One of the things Carroll has learned is that he must find his own ways in which his messages will resonate with his players. He believes in love. He believes in redemption. He believes in finding the best in the people around him and challenging them to find it at all times. It's packaged differently than the Vince Lombardi paradigm, but when you can nab a Lombardi Trophy with your philosophies, people are going to pay attention.

When things started to quiet down late Sunday night and even Carroll was almost out of words, I asked him to conjure up an explanation of the belief structure he inhabits and passes on to others.

"I think that what we're talking about is the truth," he said. "Helping people be the best they can be -- it doesn't matter what you're talking about. Football, or whether you 're talking about business, or talking about families -- the language and the intent and doing everything you can to help them. I can understand why that does resonate, and I'm very excited about that, because I know that the message goes beyond football."

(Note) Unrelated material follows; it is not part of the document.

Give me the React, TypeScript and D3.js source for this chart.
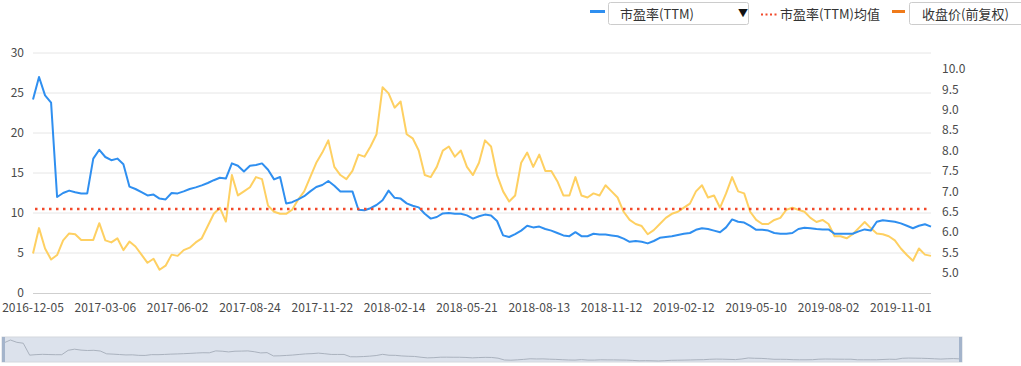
import * as d3 from 'd3';
import { useEffect, useRef } from 'react';

// category labels shown on the x axis (one every 12 samples)
const dateLabels = [
  '2016-12-05', '2017-03-06', '2017-06-02', '2017-08-24', '2017-11-22', '2018-02-14', '2018-05-21',
  '2018-08-13', '2018-11-12', '2019-02-12', '2019-05-10', '2019-08-02', '2019-11-01',
];
const labelStep = 12;

// 市盈率(TTM), left axis
const peValues = [
  24.2, 27.0, 24.7, 23.8, 12.0, 12.5, 12.8, 12.6, 12.45, 12.45,
  16.8, 17.9, 17.0, 16.6, 16.8, 16.1, 13.3, 13.0, 12.6, 12.2,
  12.3, 11.8, 11.7, 12.5, 12.45, 12.7, 13.0, 13.2, 13.45, 13.75,
  14.1, 14.4, 14.3, 16.2, 15.9, 15.2, 15.9, 16.0, 16.2, 15.4,
  14.2, 14.5, 11.2, 11.35, 11.7, 12.1, 12.7, 13.25, 13.5, 14.0,
  13.4, 12.7, 12.7, 12.7, 10.4, 10.35, 10.6, 11.0, 11.6, 12.8,
  11.9, 11.8, 11.2, 10.9, 10.7, 9.9, 9.3, 9.5, 9.95, 10.0,
  9.9, 9.9, 9.7, 9.3, 9.6, 9.8, 9.7, 9.0, 7.2, 7.0,
  7.35, 7.8, 8.4, 8.2, 8.3, 8.0, 7.8, 7.5, 7.2, 7.1,
  7.6, 7.1, 7.1, 7.4, 7.3, 7.3, 7.2, 7.1, 6.8, 6.4,
  6.5, 6.4, 6.2, 6.5, 6.9, 7.0, 7.1, 7.25, 7.4, 7.5,
  7.9, 8.1, 8.0, 7.8, 7.6, 8.2, 9.2, 8.9, 8.8, 8.4,
  7.9, 7.9, 7.8, 7.5, 7.4, 7.4, 7.5, 8.0, 8.15, 8.1,
  8.0, 7.95, 7.95, 7.4, 7.4, 7.4, 7.4, 7.7, 7.95, 7.8,
  8.9, 9.1, 9.0, 8.9, 8.7, 8.4, 8.1, 8.4, 8.6, 8.3,
];

// 收盘价(前复权), right axis
const priceValues = [
  5.48, 6.1, 5.6, 5.33, 5.44, 5.8, 5.97, 5.95, 5.81, 5.81,
  5.81, 6.22, 5.8, 5.75, 5.85, 5.56, 5.77, 5.65, 5.45, 5.25,
  5.35, 5.08, 5.18, 5.45, 5.42, 5.56, 5.62, 5.75, 5.85, 6.15,
  6.45, 6.6, 6.26, 7.4, 6.9, 7.0, 7.1, 7.35, 7.3, 6.65,
  6.5, 6.45, 6.45, 6.55, 6.8, 7.0, 7.35, 7.7, 7.95, 8.25,
  7.6, 7.4, 7.3, 7.5, 7.9, 7.85, 8.1, 8.4, 9.55, 9.4,
  9.05, 9.2, 8.4, 8.3, 8.0, 7.4, 7.35, 7.6, 8.0, 8.1,
  7.85, 8.0, 7.6, 7.4, 7.7, 8.25, 8.1, 7.4, 7.0, 6.75,
  6.9, 7.7, 7.95, 7.6, 7.9, 7.5, 7.5, 7.25, 6.9, 6.9,
  7.35, 6.9, 6.85, 6.95, 6.9, 7.15, 7.0, 6.85, 6.5, 6.3,
  6.2, 6.15, 5.95, 6.05, 6.2, 6.35, 6.45, 6.5, 6.6, 6.7,
  7.0, 7.15, 6.85, 6.9, 6.6, 6.95, 7.35, 7.0, 6.95, 6.5,
  6.3, 6.2, 6.2, 6.3, 6.35, 6.55, 6.6, 6.55, 6.5, 6.35,
  6.25, 6.3, 6.2, 5.9, 5.9, 5.85, 5.95, 6.1, 6.25, 6.1,
  5.97, 5.95, 5.9, 5.8, 5.6, 5.44, 5.3, 5.6, 5.45, 5.42,
];

const peMean = 10.5;
const leftTicks = [0, 5, 10, 15, 20, 25, 30];
const rightTicks = [5.0, 5.5, 6.0, 6.5, 7.0, 7.5, 8.0, 8.5, 9.0, 9.5, 10.0];
const rightDomain = [4.51, 10.39];

const FONT = "'Microsoft YaHei', 'Noto Sans CJK SC', sans-serif";
const BLUE = '#2f8ff0';
const YELLOW = '#fed062';
const RED = '#f2492b';
const ORANGE = '#ef7a1a';

export default function App() {
  const svgRef = useRef<SVGSVGElement>(null);

  useEffect(() => {
    if (!svgRef.current) return;
    const width = 1021;
    const height = 366;
    const svg = d3.select(svgRef.current);
    svg.selectAll('*').remove();
    svg.attr('width', width).attr('height', height).style('font-family', FONT);

    const plot = { left: 33, right: 931, top: 53, bottom: 293 };

    const x = d3.scaleLinear().domain([0, peValues.length - 1]).range([plot.left, plot.right]);
    const yLeft = d3.scaleLinear().domain([0, 30]).range([plot.bottom, plot.top]);
    const yRight = d3.scaleLinear().domain(rightDomain).range([plot.bottom, plot.top]);

    // grid
    svg.append('g')
      .selectAll('line')
      .data(leftTicks.filter((t) => t > 0))
      .enter()
      .append('line')
      .attr('x1', plot.left)
      .attr('x2', plot.right)
      .attr('y1', (d) => yLeft(d))
      .attr('y2', (d) => yLeft(d))
      .attr('stroke', '#e6e6e6')
      .attr('stroke-width', 1);

    // x axis line
    svg.append('line')
      .attr('x1', plot.left)
      .attr('x2', plot.right)
      .attr('y1', plot.bottom + 0.5)
      .attr('y2', plot.bottom + 0.5)
      .attr('stroke', '#cfcfcf')
      .attr('stroke-width', 1);

    // left axis labels
    svg.append('g')
      .selectAll('text')
      .data(leftTicks)
      .enter()
      .append('text')
      .attr('x', 24)
      .attr('y', (d) => yLeft(d))
      .attr('dy', '0.35em')
      .attr('text-anchor', 'end')
      .attr('font-size', 12)
      .attr('fill', '#4a4a4a')
      .text((d) => String(d));

    // right axis labels
    svg.append('g')
      .selectAll('text')
      .data(rightTicks)
      .enter()
      .append('text')
      .attr('x', 942)
      .attr('y', (d) => yRight(d))
      .attr('dy', '0.35em')
      .attr('font-size', 12)
      .attr('fill', '#4a4a4a')
      .text((d) => d.toFixed(1));

    // x labels
    svg.append('g')
      .selectAll('text')
      .data(dateLabels)
      .enter()
      .append('text')
      .attr('x', (_, i) => x(i * labelStep))
      .attr('y', 308)
      .attr('dy', '0.35em')
      .attr('text-anchor', 'middle')
      .attr('font-size', 12)
      .attr('fill', '#4a4a4a')
      .text((d) => d);

    // price line (right axis)
    const priceLine = d3
      .line<number>()
      .x((_, i) => x(i))
      .y((d) => yRight(d));
    svg.append('path')
      .datum(priceValues)
      .attr('fill', 'none')
      .attr('stroke', YELLOW)
      .attr('stroke-width', 2)
      .attr('stroke-linejoin', 'round')
      .attr('d', priceLine);

    // PE line (left axis)
    const peLine = d3
      .line<number>()
      .x((_, i) => x(i))
      .y((d) => yLeft(d));
    svg.append('path')
      .datum(peValues)
      .attr('fill', 'none')
      .attr('stroke', BLUE)
      .attr('stroke-width', 2)
      .attr('stroke-linejoin', 'round')
      .attr('d', peLine);

    // mean line
    svg.append('line')
      .attr('x1', plot.left + 2)
      .attr('x2', plot.right)
      .attr('y1', yLeft(peMean))
      .attr('y2', yLeft(peMean))
      .attr('stroke', RED)
      .attr('stroke-width', 2.5)
      .attr('stroke-dasharray', '2.5,4.5');

    // legend
    const legend = svg.append('g');
    legend.append('line')
      .attr('x1', 590).attr('x2', 605).attr('y1', 11.5).attr('y2', 11.5)
      .attr('stroke', BLUE).attr('stroke-width', 3);
    legend.append('rect')
      .attr('x', 608.5).attr('y', 2.5).attr('width', 140).attr('height', 22).attr('rx', 2)
      .attr('fill', '#fff').attr('stroke', '#cccccc');
    legend.append('text')
      .attr('x', 620).attr('y', 14).attr('dy', '0.35em')
      .attr('font-size', 13).attr('fill', '#333').text('市盈率(TTM)');
    legend.append('text')
      .attr('x', 738).attr('y', 13).attr('dy', '0.35em')
      .attr('font-size', 10).attr('fill', '#111').text('▼');
    legend.append('line')
      .attr('x1', 761).attr('x2', 778).attr('y1', 14.5).attr('y2', 14.5)
      .attr('stroke', RED).attr('stroke-width', 2).attr('stroke-dasharray', '2,2.5');
    legend.append('text')
      .attr('x', 780).attr('y', 14).attr('dy', '0.35em')
      .attr('font-size', 13).attr('fill', '#333').text('市盈率(TTM)均值');
    legend.append('line')
      .attr('x1', 892).attr('x2', 905).attr('y1', 11.5).attr('y2', 11.5)
      .attr('stroke', ORANGE).attr('stroke-width', 3);
    legend.append('rect')
      .attr('x', 909.5).attr('y', 2.5).attr('width', 120).attr('height', 22).attr('rx', 2)
      .attr('fill', '#fff').attr('stroke', '#cccccc');
    legend.append('text')
      .attr('x', 922).attr('y', 14).attr('dy', '0.35em')
      .attr('font-size', 13).attr('fill', '#333').text('收盘价(前复权)');

    // data zoom slider
    const slider = { left: 2, right: 962, top: 337, bottom: 362 };
    const zoom = svg.append('g');
    zoom.append('rect')
      .attr('x', slider.left).attr('y', slider.top)
      .attr('width', slider.right - slider.left).attr('height', slider.bottom - slider.top)
      .attr('fill', '#dce2ec').attr('stroke', '#d4d8de');
    const sx = d3.scaleLinear().domain([0, peValues.length - 1]).range([slider.left + 2, slider.right - 2]);
    const sy = d3
      .scaleLinear()
      .domain(d3.extent(peValues) as [number, number])
      .range([slider.bottom - 1, slider.top + 3]);
    zoom.append('path')
      .datum(peValues)
      .attr('fill', 'none')
      .attr('stroke', '#aab2be')
      .attr('stroke-width', 1)
      .attr('d', d3.line<number>().x((_, i) => sx(i)).y((d) => sy(d)));
    [slider.left, slider.right - 3].forEach((hx) => {
      zoom.append('rect')
        .attr('x', hx).attr('y', slider.top)
        .attr('width', 3).attr('height', slider.bottom - slider.top)
        .attr('fill', '#a4b4cb');
    });
  }, []);

  return (
    <div style={{ position: 'absolute', left: 0, top: 0, background: '#fff' }}>
      <svg ref={svgRef} style={{ display: 'block' }} />
    </div>
  );
}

Carroll has also had to believe in some of his players beyond the first mistake, while he's jettisoned others for lesser offenses. It's a tough balancing act for any coach, but as he put it to me, such dichotomies are at the root of his own belief systems and structures.

"Just because you make a mistake doesn't mean that you don't have all the good in you -- for your future. People make mistakes all the time. We learn and grow. If there's patience and love and you care for people, you can work them through it, and they can find their greatest heights. I love that this message is part of our program, because it really needs to be part of a lot of programs."